Terrifiant Viol à l’Académie de l’Opéra national de Paris
Il est temps pour les mélomanes du monde entier de réinvestir les salles de spectacle. L’Académie de l’Opéra national de Paris vient tout juste de leur réserver les premières émotions fortes au Théâtre des Bouffes du Nord avec un Viol bouleversant. Explications…
The Rape of Lucretia est un chef-d’œuvre de Britten et sans aucun doute un opéra majeur du XXe siècle. L’Opéra national de Paris a souvent fait appel aux œuvres du compositeur anglais pour mettre en scène son Académie (autrefois Atelier lyrique) comme Owen Wingrave ou déjà ce Viol de Lucrèce à l’Athénée Théâtre Louis Jouvet et à l’Amphithéâtre Bastille. Le Théâtre des Bouffes du Nord accueille maintenant la production mise en scène par Jeanne Candel et dirigée par Léo Warynski. Le déconfinement a permis aux représentations de se tenir avec public. L’exceptionnel travail a été enregistré ce 28 mai 2021 pour ensuite être diffusé gratuitement sur la plateforme de streaming L'Opéra chez soi, à partir du 24 septembre 2021.
Des académiciens en habit vert kaki
L’opéra de chambre composé en 1945 au sortir de la guerre est idéal à plus d’un titre. L’orchestre réduit à une douzaine de musiciens (issus de l'Académie de l'Opéra national de Paris, de l'Ensemble Multilatérale et de l'Orchestre-Atelier Ostinato) se case facilement sur une petite scène qui peut accueillir les jeunes talents. La partition leur offre un champ interprétatif intense avec une magnifique écriture vocale, exigeante sans être insurmontable. Deux distributions ont alterné et, considérant la qualité du cast A, l’on regrette de ne pas avoir également entendu le B où figure notamment Timothée Varon, baryton français très prometteur.

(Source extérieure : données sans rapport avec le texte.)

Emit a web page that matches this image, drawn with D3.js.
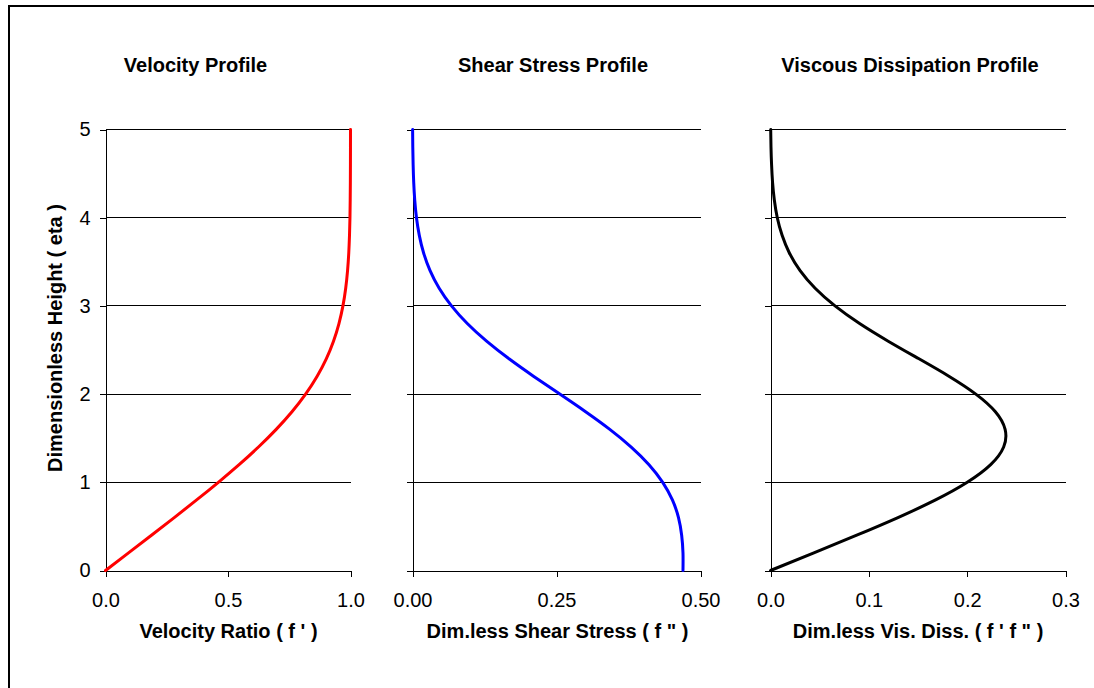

Dans le rôle du Prince Tarquinius, Alexander York possède une présence physique d’une brutalité terrifiante. Il chante brillamment avec expression et naturel comme son acolyte Danylo Matviienko. Avec le rôle plus court du général Junius, le deuxième baryton amène une noirceur qui le distingue. La particularité du Rape of Lucretia est de faire appel, comme dans le théâtre antique, à un choeur qui commente et participe à l’action. Tobias Westman possède tous les atouts du ténor brittenien, raffiné et superbement nuancé. L’anglais d’Andrea Cueva Molnar (Female Chorus) est perfectible mais le timbre de la soprano se mêle divinement aux autres voix féminines.
Jusqu’à l’insoutenable…
Réussir une distribution vocale tient parfois du petit miracle. En confiant le rôle-titre à un mezzo (et non à un contralto comme la créatrice Kathleen Ferrier) la question des équilibres est réglée et offre même une partition absolument remarquable à Cornelia Oncioiu et à Kseniia Proshina. Lucretia incarnée par Marie-Andrée Bouchard-Lesieur forme un très beau couple avec son Collatinus (Aaron Pendleton, un peu moins à l’aise avec la tessiture). La comédienne bouleversante est appuyée par son somptueux mezzo au timbre chaud. Elle est aidée par une mise en scène à prendre en exemple. Avec une telle œuvre, alors qu’il aurait été facile de jouer la surenchère, Jeanne Candel trouve le ton juste dans une actualisation bien vue. Assumant la virilité des tenues de soldats ou faisant un joli parallèle entre Lucretia et Pénélope, elle illustre sans caricature avec intelligence et simplicité, ce qui rend sans doute la scène du viol encore plus insoutenable. Le message humaniste de Britten et de son librettiste Ronald Duncan pacifiste convaincu (adaptant la pièce d’André Obey) passe avec évidence et laisse le spectateur ému aux larmes. Le Théâtre des Bouffes du Nord offre assurément à Lisa Navarro un cadre rêvé pour le décor à la fois efficace et poétique. La direction affirmée de Léo Warynski participe à la réussite du spectacle. Sa retransmission est une chance même si l’immédiateté du drame sera certainement atténuée sur les écrans. Espérons de tout cœur une reprise qui permettrait à l’opéra de s’imposer plus encore dans la liste des chefs-d’œuvre.